▸ **What the task requires**:
Transcribe every line from the top down to the line with "from matplotlib.ticker import", both ends included, but not the pictures.

::::

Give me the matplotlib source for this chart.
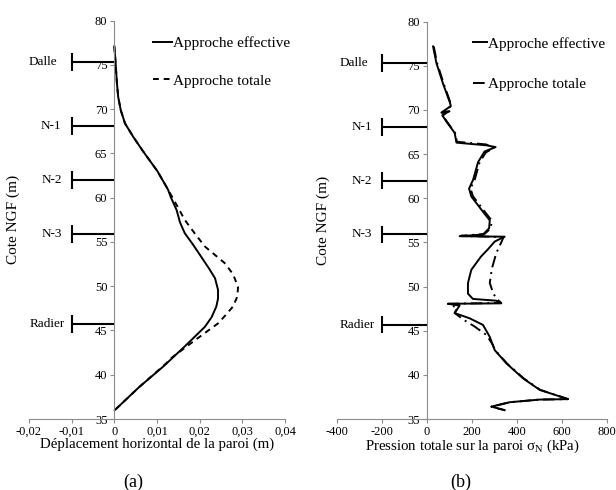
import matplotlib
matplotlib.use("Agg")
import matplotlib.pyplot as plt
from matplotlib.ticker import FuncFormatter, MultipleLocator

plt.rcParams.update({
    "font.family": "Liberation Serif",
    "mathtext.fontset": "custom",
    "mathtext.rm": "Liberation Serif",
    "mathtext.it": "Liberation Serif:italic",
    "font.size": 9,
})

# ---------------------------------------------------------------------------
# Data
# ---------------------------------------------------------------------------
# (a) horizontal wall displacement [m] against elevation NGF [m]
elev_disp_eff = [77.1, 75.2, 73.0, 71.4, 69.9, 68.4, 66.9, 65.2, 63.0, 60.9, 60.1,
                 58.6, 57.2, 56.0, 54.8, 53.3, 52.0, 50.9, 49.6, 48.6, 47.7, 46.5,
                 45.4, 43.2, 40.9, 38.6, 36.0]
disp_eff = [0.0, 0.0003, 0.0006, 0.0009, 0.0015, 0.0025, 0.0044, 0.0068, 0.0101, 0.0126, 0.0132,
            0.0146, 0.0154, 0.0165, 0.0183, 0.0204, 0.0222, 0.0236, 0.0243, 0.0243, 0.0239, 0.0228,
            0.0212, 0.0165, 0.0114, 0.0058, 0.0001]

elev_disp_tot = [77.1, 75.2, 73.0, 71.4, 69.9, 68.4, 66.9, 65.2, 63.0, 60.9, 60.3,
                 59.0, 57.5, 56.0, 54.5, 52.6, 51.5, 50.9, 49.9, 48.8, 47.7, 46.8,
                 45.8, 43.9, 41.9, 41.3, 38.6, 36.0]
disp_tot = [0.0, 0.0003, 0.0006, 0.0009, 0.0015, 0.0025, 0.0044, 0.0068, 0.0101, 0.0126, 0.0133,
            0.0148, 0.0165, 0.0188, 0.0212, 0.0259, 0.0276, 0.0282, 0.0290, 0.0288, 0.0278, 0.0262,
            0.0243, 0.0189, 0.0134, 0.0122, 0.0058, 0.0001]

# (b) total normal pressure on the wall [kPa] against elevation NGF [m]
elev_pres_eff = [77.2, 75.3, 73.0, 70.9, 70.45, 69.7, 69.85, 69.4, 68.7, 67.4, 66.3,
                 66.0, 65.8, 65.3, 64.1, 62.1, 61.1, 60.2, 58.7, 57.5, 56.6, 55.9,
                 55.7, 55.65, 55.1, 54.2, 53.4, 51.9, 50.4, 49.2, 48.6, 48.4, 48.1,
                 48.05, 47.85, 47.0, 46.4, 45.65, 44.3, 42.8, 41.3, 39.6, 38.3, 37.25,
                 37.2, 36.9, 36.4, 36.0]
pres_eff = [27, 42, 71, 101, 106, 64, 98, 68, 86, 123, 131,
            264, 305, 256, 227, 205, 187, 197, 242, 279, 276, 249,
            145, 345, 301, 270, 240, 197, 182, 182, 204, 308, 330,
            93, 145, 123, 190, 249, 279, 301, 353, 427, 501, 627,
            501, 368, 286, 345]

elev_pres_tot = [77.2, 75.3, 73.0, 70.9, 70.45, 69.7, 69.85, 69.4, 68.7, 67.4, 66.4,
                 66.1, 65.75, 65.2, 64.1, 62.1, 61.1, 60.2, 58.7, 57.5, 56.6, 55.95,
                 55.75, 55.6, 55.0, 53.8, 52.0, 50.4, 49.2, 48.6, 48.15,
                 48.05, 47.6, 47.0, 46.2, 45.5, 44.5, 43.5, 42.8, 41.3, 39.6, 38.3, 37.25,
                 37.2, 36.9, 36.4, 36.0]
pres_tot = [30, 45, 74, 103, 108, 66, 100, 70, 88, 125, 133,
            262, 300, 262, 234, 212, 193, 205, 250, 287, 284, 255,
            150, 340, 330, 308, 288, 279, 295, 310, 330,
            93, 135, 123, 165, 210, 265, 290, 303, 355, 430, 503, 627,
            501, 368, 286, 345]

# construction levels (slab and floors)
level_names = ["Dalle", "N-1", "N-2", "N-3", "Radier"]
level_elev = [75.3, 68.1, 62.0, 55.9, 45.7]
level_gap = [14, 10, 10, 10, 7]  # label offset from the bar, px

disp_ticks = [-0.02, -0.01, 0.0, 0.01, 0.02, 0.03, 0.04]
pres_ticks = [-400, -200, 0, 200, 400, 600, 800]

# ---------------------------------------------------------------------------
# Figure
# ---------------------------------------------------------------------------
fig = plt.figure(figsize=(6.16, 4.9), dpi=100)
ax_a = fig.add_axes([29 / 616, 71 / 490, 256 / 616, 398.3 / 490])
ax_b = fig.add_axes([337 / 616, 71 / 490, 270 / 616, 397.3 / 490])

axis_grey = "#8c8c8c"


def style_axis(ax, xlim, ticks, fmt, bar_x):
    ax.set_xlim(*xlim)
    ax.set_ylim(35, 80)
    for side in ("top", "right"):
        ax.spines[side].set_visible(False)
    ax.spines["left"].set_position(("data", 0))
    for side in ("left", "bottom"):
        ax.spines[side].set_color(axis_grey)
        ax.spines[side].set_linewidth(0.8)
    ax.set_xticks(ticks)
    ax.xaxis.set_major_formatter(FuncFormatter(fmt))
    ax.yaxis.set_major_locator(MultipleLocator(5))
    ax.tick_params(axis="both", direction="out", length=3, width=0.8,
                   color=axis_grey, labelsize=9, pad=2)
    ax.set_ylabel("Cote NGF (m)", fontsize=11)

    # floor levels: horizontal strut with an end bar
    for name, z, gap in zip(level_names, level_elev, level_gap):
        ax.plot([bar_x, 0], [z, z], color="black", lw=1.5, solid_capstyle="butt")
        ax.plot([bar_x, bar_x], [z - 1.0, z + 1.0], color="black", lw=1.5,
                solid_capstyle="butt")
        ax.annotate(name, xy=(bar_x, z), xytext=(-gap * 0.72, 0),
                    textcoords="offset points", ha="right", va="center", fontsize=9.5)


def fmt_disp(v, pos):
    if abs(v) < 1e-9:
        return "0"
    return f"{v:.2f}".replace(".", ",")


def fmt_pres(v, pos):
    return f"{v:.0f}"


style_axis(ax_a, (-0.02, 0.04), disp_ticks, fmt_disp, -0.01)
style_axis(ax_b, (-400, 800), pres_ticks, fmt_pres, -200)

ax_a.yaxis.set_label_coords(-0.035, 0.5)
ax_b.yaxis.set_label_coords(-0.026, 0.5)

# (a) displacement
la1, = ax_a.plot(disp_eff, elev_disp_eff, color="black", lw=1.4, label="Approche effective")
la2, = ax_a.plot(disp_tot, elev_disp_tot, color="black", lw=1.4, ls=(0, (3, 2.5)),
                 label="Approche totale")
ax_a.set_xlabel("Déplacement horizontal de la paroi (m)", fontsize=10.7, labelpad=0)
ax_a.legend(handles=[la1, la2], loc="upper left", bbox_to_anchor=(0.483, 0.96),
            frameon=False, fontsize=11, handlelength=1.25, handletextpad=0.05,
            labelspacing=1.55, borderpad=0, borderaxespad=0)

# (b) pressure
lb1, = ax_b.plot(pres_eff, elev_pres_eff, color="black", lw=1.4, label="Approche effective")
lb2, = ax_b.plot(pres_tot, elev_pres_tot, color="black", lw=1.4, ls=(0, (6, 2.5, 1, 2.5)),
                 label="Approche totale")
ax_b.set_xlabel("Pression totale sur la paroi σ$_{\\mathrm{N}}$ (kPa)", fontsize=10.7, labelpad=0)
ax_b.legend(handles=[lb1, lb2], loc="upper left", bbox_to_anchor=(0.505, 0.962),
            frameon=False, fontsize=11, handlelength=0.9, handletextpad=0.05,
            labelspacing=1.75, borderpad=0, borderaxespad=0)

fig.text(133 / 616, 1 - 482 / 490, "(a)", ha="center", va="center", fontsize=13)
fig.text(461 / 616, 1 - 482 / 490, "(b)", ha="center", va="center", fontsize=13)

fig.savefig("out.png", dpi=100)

::::

▸ **Correct answer**:
Give me the matplotlib source for this chart.
import matplotlib
matplotlib.use("Agg")
import matplotlib.pyplot as plt
from matplotlib.ticker import FuncFormatter, MultipleLocator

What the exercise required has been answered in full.